RE: Problems booting Linux on MIPS34K core

Subject: RE: Problems booting Linux on MIPS34K core
Date: Wed, 15 Nov 2006 11:23:58 -0800
> Then, I can imagine three (hardly possible) case:
> A.  PG_dcache_dirty bit was cleared accidently.
> B.  The page is accessed by user process without page_mapping()
> C.  kernel forgot to call update_mmu_cache() at somewhere.
> If case A, removing "&& Page_dcache_dirty(page)" condition from
> __update_cache() will hide your problem.  If case B, calling
> flush_dcache_page() unconditionally in __update_cache() will hide your
> problem.
> Anyway for now I can not see why this can happen...

I've been doing more probing with our FS2 probe, and now have a much better 
understanding of what is going on.  I used the probe to step through the 
copy_user_highpage() function while it's copying in the page which seems to be 
corrupted.  What I found seems to suggest a problem with cache aliases.  In 
copy_user_highpage(), it calls copy_page() with "vfrom" computed from the new 
kmap_coherent() function:
        if (cpu_has_dc_aliases) {
                vfrom = kmap_coherent(from, vaddr);
                copy_page(vto, vfrom);

In my case, for the page of interest:
        vaddr = 0x2aaecb5c
        vfrom = 0xfffdc000
        Phys. address of this page is 0x011ca000

When I examine the data in this page from both 0x011ca000 and 0xfffdc000, the 
contents are close to identical.  When I look at the page through address 
0x811ca000, I get completely different data, but it's the data I expect to see. 
 So this tells me that data I want in the page is still in the dcache, but 
aliased address 0xfffdc000 cannot get at it.  It just so happens that this 
aliasing is still occurring on the re-boot following a software reset, but some 
event between the lock-up and re-boot caused the cache contents to be written 
back into main memory, so the aliased page is getting the correct data by 
accident on the re-boot.  If I flush the entire dcache with the FS2 probe just 
before entering copy_page(), the board boots from power-up without any issues.

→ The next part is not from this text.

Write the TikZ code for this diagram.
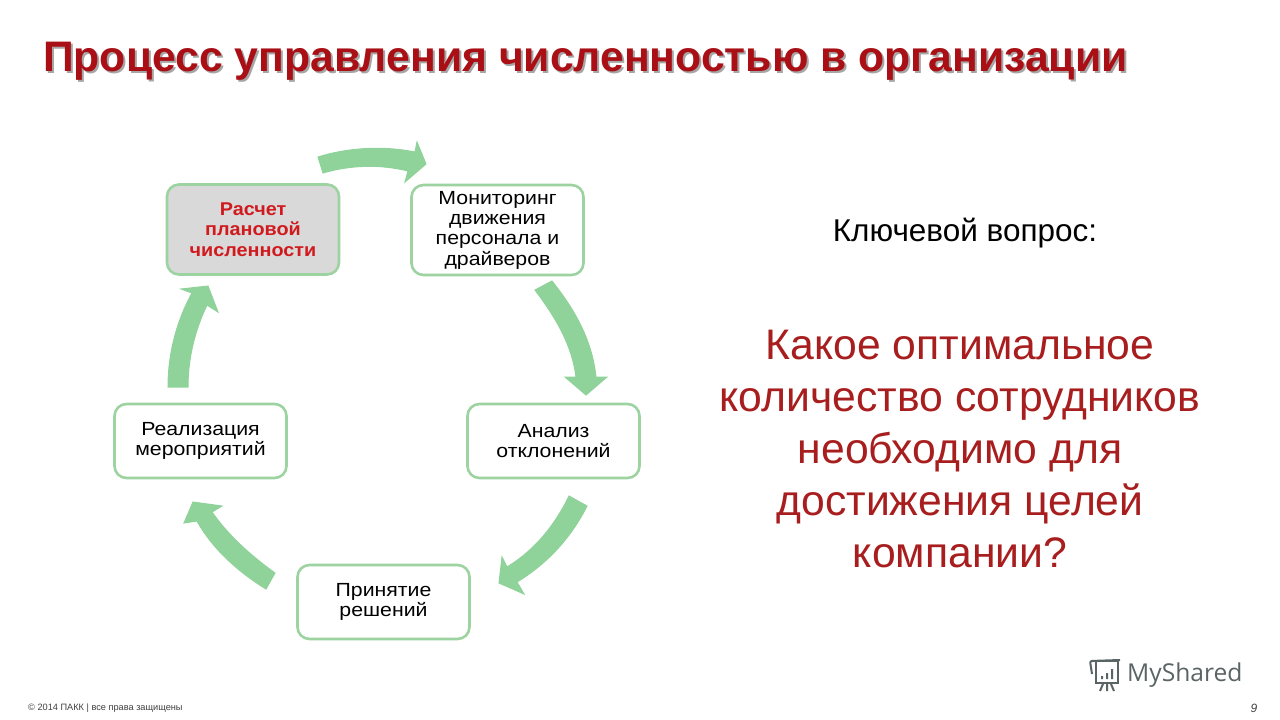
\documentclass[tikz,border=0pt]{standalone}
\usepackage{fontspec}
\setmainfont{Liberation Sans}
\newfontfamily\logofont{Open Sans}
\newfontfamily\stagefont[FakeStretch=1.12]{Liberation Sans}
\newfontfamily\stageboldfont[FakeStretch=1.07]{Liberation Sans Bold}
\usetikzlibrary{calc}
\definecolor{pastelgreen}{HTML}{8FD39A}
\definecolor{boxgreen}{HTML}{9CD3A0}
\definecolor{titlered}{HTML}{A90F14}
\definecolor{askred}{HTML}{A81E1E}
\definecolor{boxred}{HTML}{D01A1E}
\definecolor{logogray}{HTML}{5A6464}
\tikzset{
  stagebox/.style={draw=boxgreen, line width=2.6pt, rounded corners=12pt, fill=white, minimum width=172pt, align=center, text=black, font=\fontsize{19}{20.3}\stagefont, inner sep=0pt},
  turn/.style={fill=pastelgreen, draw=pastelgreen, line width=1pt},
  logoline/.style={draw=logogray, line width=2pt}
}
\begin{document}
\begin{tikzpicture}[x=1pt, y=-1pt]
        \useasboundingbox (0,0) rectangle (1280,720);
        \fill[white] (0,0) rectangle (1280,720);
        % title with its shadow
        \node[anchor=base west, inner sep=0pt, text=black!35, font=\fontsize{42.7}{46}\bfseries] (titleshadow) at (45,73) {Процесс управления численностью в организации};
        \node[anchor=base west, inner sep=0pt, text=titlered, font=\fontsize{42.7}{46}\bfseries] (title) at (43,71) {Процесс управления численностью в организации};
        % stages
        \node[stagebox, fill=black!15, minimum height=90pt, text=boxred, font=\fontsize{18.5}{20.3}\stageboldfont] (plan) at (253,229.5) {Расчет\\плановой\\численности};
        \node[stagebox, minimum height=90pt] (monitor) at (497.5,230) {Мониторинг\\движения\\персонала и\\драйверов};
        \node[stagebox, minimum height=74pt] (analysis) at (553.5,441) {Анализ\\отклонений};
        \node[stagebox, minimum height=74pt] (decision) at (383.5,602) {Принятие\\решений};
        \node[stagebox, minimum height=74pt] (action) at (200.5,441) {Реализация\\мероприятий};
        % arrows between stages
        \fill[turn] (318,157) .. controls (350,147) and (385,146) .. (415,152) -- (417,142) -- (426,164) -- (405,182) -- (408,171) .. controls (380,164) and (350,165) .. (323,173) -- cycle;
        \fill[turn] (552,281) .. controls (575,310) and (592,340) .. (596,377) -- (607,377) -- (586,395) -- (565,377) -- (576,377) .. controls (572,345) and (556,318) .. (535,290) -- cycle;
        \fill[turn] (587,506) .. controls (570,540) and (545,565) .. (517,582) -- (524,594) -- (499,583) -- (502,557) -- (507,567) .. controls (535,550) and (555,525) .. (569,496) -- cycle;
        \fill[turn] (275,573) .. controls (250,555) and (228,535) .. (212,512) -- (222,506) -- (193,502) -- (184,523) -- (197,521) .. controls (213,550) and (240,573) .. (266,589) -- cycle;
        \fill[turn] (168,387) .. controls (168,355) and (176,322) .. (192,293) -- (181,289) -- (208,286) -- (218,312) -- (207,305) .. controls (195,330) and (188,358) .. (188,387) -- cycle;
        % right side
        \node[inner sep=0pt, font=\fontsize{31.5}{34}\selectfont] (keylabel) at (965,233) {Ключевой вопрос:};
        \node[inner sep=0pt, align=center, text=askred, font=\fontsize{42.7}{51.8}\selectfont] (question) at (960,449) {Какое оптимальное\\количество сотрудников\\необходимо для\\достижения целей\\компании?};
        % footer
        \node[anchor=west, inner sep=0pt, text=black!75, font=\fontsize{9.2}{10}\selectfont] (copyright) at (28,708) {© 2014 ПАКК | все права защищены};
        \node[inner sep=0pt, text=black!75, font=\fontsize{12}{14}\itshape] (pagenum) at (1254,708) {9};
        % logo
        \node[anchor=west, inner sep=0pt, text=logogray, font=\fontsize{24.6}{30}\logofont] (logotext) at (1127,675) {MyShared};
        \draw[logoline, rounded corners=2pt] (1092,674) -- (1090,661) -- (1120,660);
        \draw[logoline] (1096,661) rectangle (1118,683);
        \fill[logogray] (1101,676) rectangle (1103,679) (1106,673) rectangle (1108,679) (1111,669) rectangle (1113,679);
        \draw[logoline] (1103,684) -- (1100,691) (1107,684) -- (1107,691) (1111,684) -- (1114,691);
    \end{tikzpicture}
\end{document}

The log entry for the patch which introduced the kmap_coherent() function 
explains that the patch was a fix for dcache aliasing, yet it seems to be 
introducing a dcache alias here.  Any idea why?

> Just for confirm:
> 1. This can happen on latest lmo git tree or 2.6.19-rc5.
> 2. UP kernel.
> 3. No L2 cache.
> 4. icache and dcache are both virtually indexed and physically tagged.
> All correct?

Except for #1 which I haven't tried (we need to get this working with 2.6.18), 
all correct.  The caches are 64k, 4-way.